In the report, FINRA noted supervisory control failures of firms offering quotations for fixed-income securities, including failing to conduct an analysis to confirm whether its quotations were exempt. It also observed that front-end surveillance, self-assessments, and effectively using third-party vendors are effective practices for managing quotations in fixed-income securities.
FINRA Rule 5120 prohibits the publishing or circulation of communications that purport to report transactions as a purchase or sale unless the firm believes the transaction was a bona fide purchase or sale.
In the report, FINRA noted member firms are overstating or inflating trading volume as a result of technological or procedural failures. Firms also failed to establish systems to supervise trading information that was disseminated by third-party service providers. It also observed that monitoring and reviewing reported trade data, and disseminated trade volumes are effective practices to avoid misrepresenting trade information.
Market Access Rule
Exchange Act Rule 15c3-5 requires firms to appropriately control the risks associated with market access to avoid jeopardizing their own financial condition, or the condition of market participants. The controls should also assure the integrity of trading on the securities markets.
In the report, FINRA observed member firms with insufficient controls related to order limits, capital thresholds, and erroneous orders. Other issues included no exclude types of orders like limit on close orders from a firm’s price control. Some firms also did not have sufficient controls around aggregated daily limits or credit limits. FINRA also found that some firms had an overreliance on their vendors. FINRA noted that pre-trade fixed-income financial controls, intra-day ad hoc adjustments, duplicate soft-block order controls, and controls testing are effective practices to mitigate risks.

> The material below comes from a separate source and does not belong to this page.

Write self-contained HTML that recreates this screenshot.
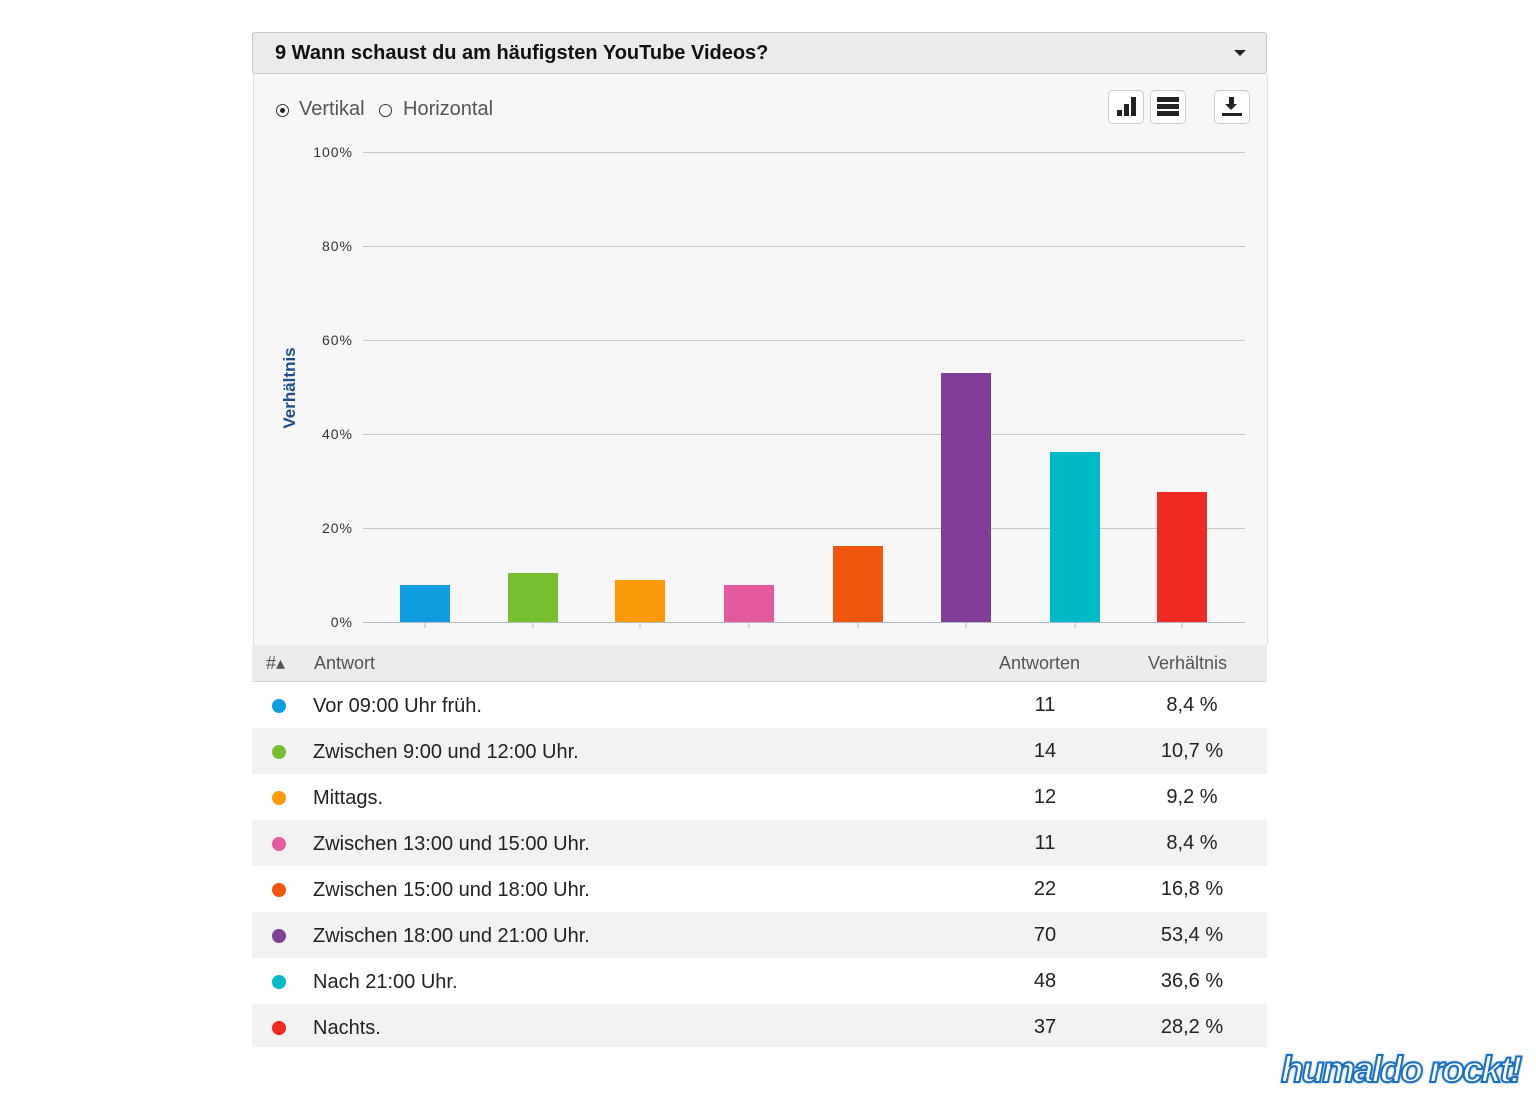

FINRA advises firms to review the report and consider incorporating relevant elements into their compliance program in a manner tailored to their businesses. Some common elements of such reviews include the following:
- Applicability Assessments: Conduct a comprehensive review to identify report topics relevant to the firm’s business
- Risk Assessments: Incorporate report topics into the firm’s overall risk assessments
- Gap Analyses: Evaluate whether the firm’s compliance programs and procedures address report topics
- Project Team Reviews: Have the firm’s interdisciplinary teams review and address report topics
- Compliance Group Inclusion: Share copies of relevant report sections with compliance personnel
- Presentations to Business Leaders: Share action plans to address report topics
- Guidance: Provide notices to firm staff about key report topics
- Training: Add report topics to the Firm Element and other firm training events
In its report, FINRA provides the industry with guidance for its areas of concern for 2024. However, this report does not include all areas that the regulator will review during examinations. As part of their planning for 2024, it is important for firms to identify the risk areas pertinent to their business lines and review these areas for compliance with applicable rules and regulations. This priority list will provide a baseline for firms to confirm that their controls address key regulatory areas.